┌──
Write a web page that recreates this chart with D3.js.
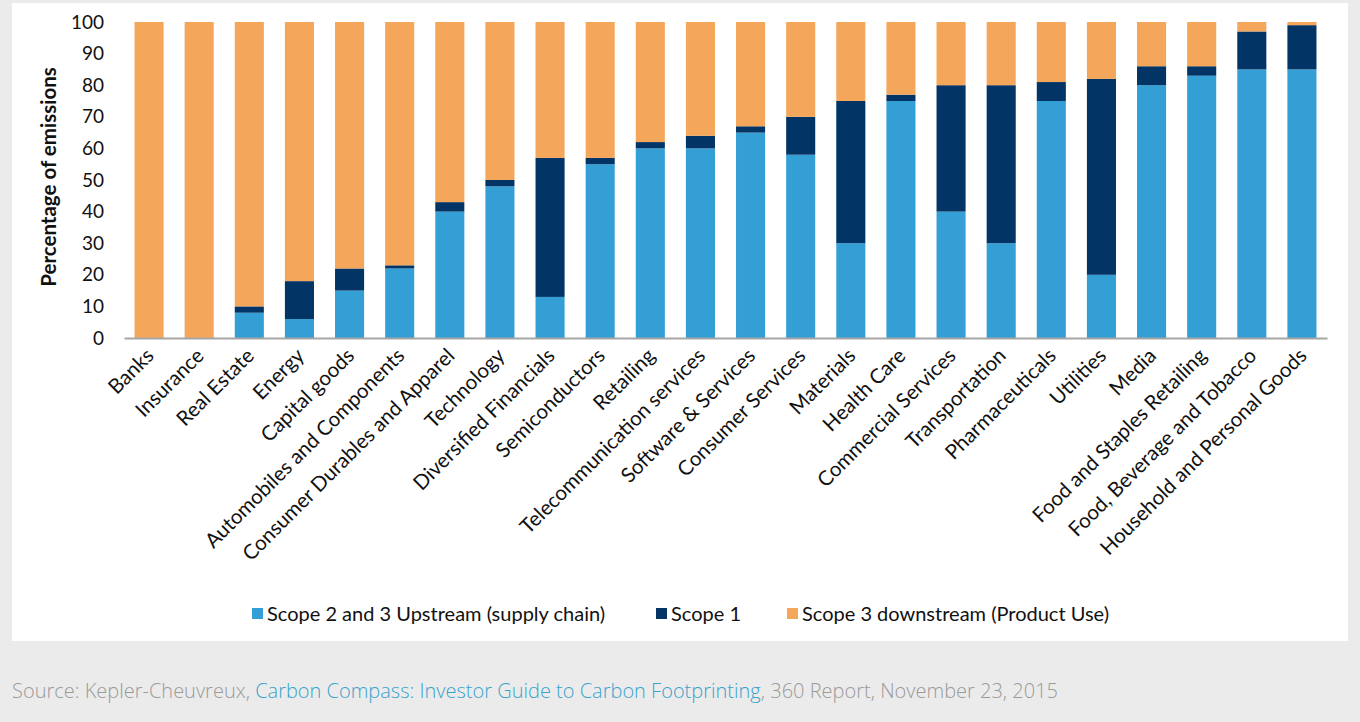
<!DOCTYPE html>
<html>
<head>
<meta charset="utf-8">
<script src="https://cdn.jsdelivr.net/npm/d3@7"></script>
<style>
  body { margin: 0; background: #ebebeb; }
  svg { display: block; }
</style>
</head>
<body>
<svg id="chart" width="1360" height="722"></svg>
<script>
// categories and stacked values (percent of emissions)
var sectors = ['Banks', 'Insurance', 'Real Estate', 'Energy', 'Capital goods',
    'Automobiles and Components', 'Consumer Durables and Apparel', 'Technology',
    'Diversified Financials', 'Semiconductors', 'Retailing', 'Telecommunication services',
    'Software & Services', 'Consumer Services', 'Materials', 'Health Care',
    'Commercial Services', 'Transportation', 'Pharmaceuticals', 'Utilities', 'Media',
    'Food and Staples Retailing', 'Food, Beverage and Tobacco', 'Household and Personal Goods'];
var upstream = [0, 0, 8, 6, 15, 22, 40, 48, 13, 55, 60, 60, 65, 58, 30, 75, 40, 30, 75, 20, 80, 83, 85, 85];
var scope1   = [0, 0, 2, 12, 7, 1, 3, 2, 44, 2, 2, 4, 2, 12, 45, 2, 40, 50, 6, 62, 6, 3, 12, 14];
var downstream = [100, 100, 90, 82, 78, 77, 57, 50, 43, 43, 38, 36, 33, 30, 25, 23, 20, 20, 19, 18, 14, 14, 3, 1];
var seriesNames = ['Scope 2 and 3 Upstream (supply chain)', 'Scope 1', 'Scope 3 downstream (Product Use)'];
var yTicks = [0, 10, 20, 30, 40, 50, 60, 70, 80, 90, 100];

var colors = ['#339fd5', '#023466', '#f4a65a'];

window.onload = function(){
    drawChart();
};

function drawChart(){
    let svg = d3.select("#chart");

    // white panel
    svg.append("rect").attr("x", 12).attr("y", 3).attr("width", 1336).attr("height", 638).attr("fill", "#fff");

    let rows = sectors.map(function(s, i){
        return {sector: s, up: upstream[i], s1: scope1[i], down: downstream[i]};
    });
    let stack = d3.stack().keys(['up', 's1', 'down'])(rows);

    let xScale = d3.scaleBand().domain(sectors).range([124, 1327])
        .paddingInner(0.42).paddingOuter(0.21);
    let yScale = d3.scaleLinear().domain([0, 100]).range([338, 22]);

    stack.forEach(function(layer, k){
        svg.append("g").attr("fill", colors[k])
            .selectAll("rect").data(layer).enter()
            .append("rect")
            .attr("x", function(d){ return xScale(d.data.sector); })
            .attr("y", function(d){ return yScale(d[1]); })
            .attr("width", xScale.bandwidth())
            .attr("height", function(d){ return yScale(d[0]) - yScale(d[1]); });
    });

    // y axis: labels only
    let yAxis = d3.axisLeft(yScale).tickValues(yTicks).tickSize(0).tickPadding(0);
    let gy = svg.append("g").attr("transform", "translate(104,0)").call(yAxis);
    gy.select(".domain").remove();
    gy.selectAll("text").attr("font-family", "Lato").attr("font-size", 19).attr("fill", "#111");

    // x axis
    let xAxis = d3.axisBottom(xScale).tickSize(0).tickPadding(0);
    let gx = svg.append("g").attr("transform", "translate(0,338)").call(xAxis);
    gx.select(".domain").attr("stroke", "#a6a6a6").attr("stroke-width", 2);
    gx.selectAll("text")
        .attr("font-family", "Lato").attr("font-size", 20.5).attr("fill", "#111")
        .attr("text-anchor", "end")
        .attr("dy", null).attr("y", 0)
        .attr("transform", "translate(6,19) rotate(-45)");

    // y title
    svg.append("text")
        .attr("transform", "translate(56,177) rotate(-90)")
        .attr("text-anchor", "middle")
        .attr("font-family", "Lato").attr("font-weight", "bold").attr("font-size", 20.5)
        .attr("fill", "#111")
        .text("Percentage of emissions");

    // legend
    let legX = [252, 656, 787];
    let leg = svg.append("g");
    seriesNames.forEach(function(name, k){
        leg.append("rect").attr("x", legX[k]).attr("y", 608).attr("width", 11).attr("height", 11).attr("fill", colors[k]);
        leg.append("text").attr("x", legX[k] + 15).attr("y", 621)
            .attr("font-family", "Lato").attr("font-size", 20).attr("fill", "#111")
            .text(name);
    });

    // source line
    let src = svg.append("text").attr("x", 12).attr("y", 698)
        .attr("font-family", "Open Sans").attr("font-weight", 300).attr("font-size", 20).attr("fill", "#9a9a9a");
    src.append("tspan").text("Source: Kepler-Cheuvreux, ");
    src.append("tspan").attr("fill", "#3aa3cc").text("Carbon Compass: Investor Guide to Carbon Footprinting");
    src.append("tspan").text(", 360 Report, November 23, 2015");
}
</script>
</body>
</html>
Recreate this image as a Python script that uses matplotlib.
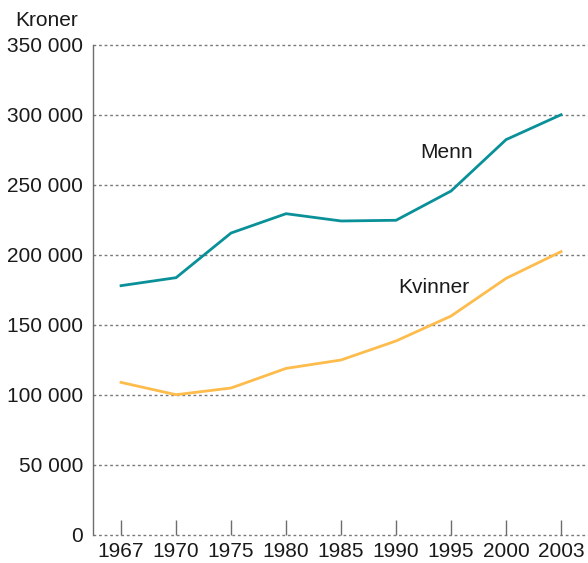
import matplotlib
matplotlib.use("Agg")
import matplotlib.pyplot as plt

plt.rcParams['font.family'] = ['Liberation Sans', 'DejaVu Sans']

years = ["1967", "1970", "1975", "1980", "1985", "1990", "1995", "2000", "2003"]
menn = [178100, 183800, 215700, 229500, 224300, 224800, 245700, 282400, 300200]
kvinner = [109000, 100200, 105000, 119000, 125000, 138600, 156400, 183300, 202400]
yticks = [0, 50000, 100000, 150000, 200000, 250000, 300000, 350000]

teal = "#0A9099"
orange = "#FDBC4C"
grey = "#7a7a7a"
fs = 15

fig = plt.figure(figsize=(5.88, 5.63), dpi=100)
ax = fig.add_axes([93/588, 1 - 535/563, (588-93)/588, (535-45)/563])

x = range(len(years))
ax.plot(x, menn, color=teal, lw=2.0, solid_joinstyle='miter')
ax.plot(x, kvinner, color=orange, lw=2.0, solid_joinstyle='miter')

ax.set_xlim(-0.51, 8.49)
ax.set_ylim(0, 350000)

# dotted grid lines, including the baseline
for v in yticks:
    ax.axhline(v, color=grey, lw=1.0, ls=(0, (2, 2)), zorder=0, clip_on=False)

ax.set_yticks(yticks)
ax.set_yticklabels(["0" if v == 0 else "{:,}".format(v).replace(",", " ") for v in yticks])
ax.set_xticks(list(x))
ax.set_xticklabels(years)

for s in ["top", "right", "bottom"]:
    ax.spines[s].set_visible(False)
ax.spines["left"].set_color("#6d6d6d")
ax.spines["left"].set_linewidth(1.0)

ax.tick_params(axis="y", length=0, pad=7, labelsize=fs, labelcolor="#1a1a1a")
ax.tick_params(axis="x", direction="in", length=11, width=1.0, color="#6d6d6d",
               pad=5, labelsize=fs, labelcolor="#1a1a1a")

ax.text(5.44, 273500, "Menn", fontsize=fs, color="#1a1a1a", va="center")
ax.text(5.04, 177000, "Kvinner", fontsize=fs, color="#1a1a1a", va="center")

fig.text(15/588, 1 - 20/563, "Kroner", fontsize=fs, color="#1a1a1a", va="center")

fig.savefig("out.png", dpi=100)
└──
Work to do: Reproduce each line exactly, please, except for any pictures.

Response to this task:
Write a web page that recreates this chart with D3.js.
<!DOCTYPE html>
<html>
<head>
<meta charset="utf-8">
<script src="https://cdn.jsdelivr.net/npm/d3@7"></script>
<style>
  body { margin: 0; background: #ebebeb; }
  svg { display: block; }
</style>
</head>
<body>
<svg id="chart" width="1360" height="722"></svg>
<script>
// categories and stacked values (percent of emissions)
var sectors = ['Banks', 'Insurance', 'Real Estate', 'Energy', 'Capital goods',
    'Automobiles and Components', 'Consumer Durables and Apparel', 'Technology',
    'Diversified Financials', 'Semiconductors', 'Retailing', 'Telecommunication services',
    'Software & Services', 'Consumer Services', 'Materials', 'Health Care',
    'Commercial Services', 'Transportation', 'Pharmaceuticals', 'Utilities', 'Media',
    'Food and Staples Retailing', 'Food, Beverage and Tobacco', 'Household and Personal Goods'];
var upstream = [0, 0, 8, 6, 15, 22, 40, 48, 13, 55, 60, 60, 65, 58, 30, 75, 40, 30, 75, 20, 80, 83, 85, 85];
var scope1   = [0, 0, 2, 12, 7, 1, 3, 2, 44, 2, 2, 4, 2, 12, 45, 2, 40, 50, 6, 62, 6, 3, 12, 14];
var downstream = [100, 100, 90, 82, 78, 77, 57, 50, 43, 43, 38, 36, 33, 30, 25, 23, 20, 20, 19, 18, 14, 14, 3, 1];
var seriesNames = ['Scope 2 and 3 Upstream (supply chain)', 'Scope 1', 'Scope 3 downstream (Product Use)'];
var yTicks = [0, 10, 20, 30, 40, 50, 60, 70, 80, 90, 100];

var colors = ['#339fd5', '#023466', '#f4a65a'];

window.onload = function(){
    drawChart();
};

function drawChart(){
    let svg = d3.select("#chart");

    // white panel
    svg.append("rect").attr("x", 12).attr("y", 3).attr("width", 1336).attr("height", 638).attr("fill", "#fff");

    let rows = sectors.map(function(s, i){
        return {sector: s, up: upstream[i], s1: scope1[i], down: downstream[i]};
    });
    let stack = d3.stack().keys(['up', 's1', 'down'])(rows);

    let xScale = d3.scaleBand().domain(sectors).range([124, 1327])
        .paddingInner(0.42).paddingOuter(0.21);
    let yScale = d3.scaleLinear().domain([0, 100]).range([338, 22]);

    stack.forEach(function(layer, k){
        svg.append("g").attr("fill", colors[k])
            .selectAll("rect").data(layer).enter()
            .append("rect")
            .attr("x", function(d){ return xScale(d.data.sector); })
            .attr("y", function(d){ return yScale(d[1]); })
            .attr("width", xScale.bandwidth())
            .attr("height", function(d){ return yScale(d[0]) - yScale(d[1]); });
    });

    // y axis: labels only
    let yAxis = d3.axisLeft(yScale).tickValues(yTicks).tickSize(0).tickPadding(0);
    let gy = svg.append("g").attr("transform", "translate(104,0)").call(yAxis);
    gy.select(".domain").remove();
    gy.selectAll("text").attr("font-family", "Lato").attr("font-size", 19).attr("fill", "#111");

    // x axis
    let xAxis = d3.axisBottom(xScale).tickSize(0).tickPadding(0);
    let gx = svg.append("g").attr("transform", "translate(0,338)").call(xAxis);
    gx.select(".domain").attr("stroke", "#a6a6a6").attr("stroke-width", 2);
    gx.selectAll("text")
        .attr("font-family", "Lato").attr("font-size", 20.5).attr("fill", "#111")
        .attr("text-anchor", "end")
        .attr("dy", null).attr("y", 0)
        .attr("transform", "translate(6,19) rotate(-45)");

    // y title
    svg.append("text")
        .attr("transform", "translate(56,177) rotate(-90)")
        .attr("text-anchor", "middle")
        .attr("font-family", "Lato").attr("font-weight", "bold").attr("font-size", 20.5)
        .attr("fill", "#111")
        .text("Percentage of emissions");

    // legend
    let legX = [252, 656, 787];
    let leg = svg.append("g");
    seriesNames.forEach(function(name, k){
        leg.append("rect").attr("x", legX[k]).attr("y", 608).attr("width", 11).attr("height", 11).attr("fill", colors[k]);
        leg.append("text").attr("x", legX[k] + 15).attr("y", 621)
            .attr("font-family", "Lato").attr("font-size", 20).attr("fill", "#111")
            .text(name);
    });

    // source line
    let src = svg.append("text").attr("x", 12).attr("y", 698)
        .attr("font-family", "Open Sans").attr("font-weight", 300).attr("font-size", 20).attr("fill", "#9a9a9a");
    src.append("tspan").text("Source: Kepler-Cheuvreux, ");
    src.append("tspan").attr("fill", "#3aa3cc").text("Carbon Compass: Investor Guide to Carbon Footprinting");
    src.append("tspan").text(", 360 Report, November 23, 2015");
}
</script>
</body>
</html>
Recreate this image as a Python script that uses matplotlib.
import matplotlib
matplotlib.use("Agg")
import matplotlib.pyplot as plt

plt.rcParams['font.family'] = ['Liberation Sans', 'DejaVu Sans']

years = ["1967", "1970", "1975", "1980", "1985", "1990", "1995", "2000", "2003"]
menn = [178100, 183800, 215700, 229500, 224300, 224800, 245700, 282400, 300200]
kvinner = [109000, 100200, 105000, 119000, 125000, 138600, 156400, 183300, 202400]
yticks = [0, 50000, 100000, 150000, 200000, 250000, 300000, 350000]

teal = "#0A9099"
orange = "#FDBC4C"
grey = "#7a7a7a"
fs = 15

fig = plt.figure(figsize=(5.88, 5.63), dpi=100)
ax = fig.add_axes([93/588, 1 - 535/563, (588-93)/588, (535-45)/563])

x = range(len(years))
ax.plot(x, menn, color=teal, lw=2.0, solid_joinstyle='miter')
ax.plot(x, kvinner, color=orange, lw=2.0, solid_joinstyle='miter')

ax.set_xlim(-0.51, 8.49)
ax.set_ylim(0, 350000)

# dotted grid lines, including the baseline
for v in yticks:
    ax.axhline(v, color=grey, lw=1.0, ls=(0, (2, 2)), zorder=0, clip_on=False)

ax.set_yticks(yticks)
ax.set_yticklabels(["0" if v == 0 else "{:,}".format(v).replace(",", " ") for v in yticks])
ax.set_xticks(list(x))
ax.set_xticklabels(years)

for s in ["top", "right", "bottom"]:
    ax.spines[s].set_visible(False)
ax.spines["left"].set_color("#6d6d6d")
ax.spines["left"].set_linewidth(1.0)

ax.tick_params(axis="y", length=0, pad=7, labelsize=fs, labelcolor="#1a1a1a")
ax.tick_params(axis="x", direction="in", length=11, width=1.0, color="#6d6d6d",
               pad=5, labelsize=fs, labelcolor="#1a1a1a")

ax.text(5.44, 273500, "Menn", fontsize=fs, color="#1a1a1a", va="center")
ax.text(5.04, 177000, "Kvinner", fontsize=fs, color="#1a1a1a", va="center")

fig.text(15/588, 1 - 20/563, "Kroner", fontsize=fs, color="#1a1a1a", va="center")

fig.savefig("out.png", dpi=100)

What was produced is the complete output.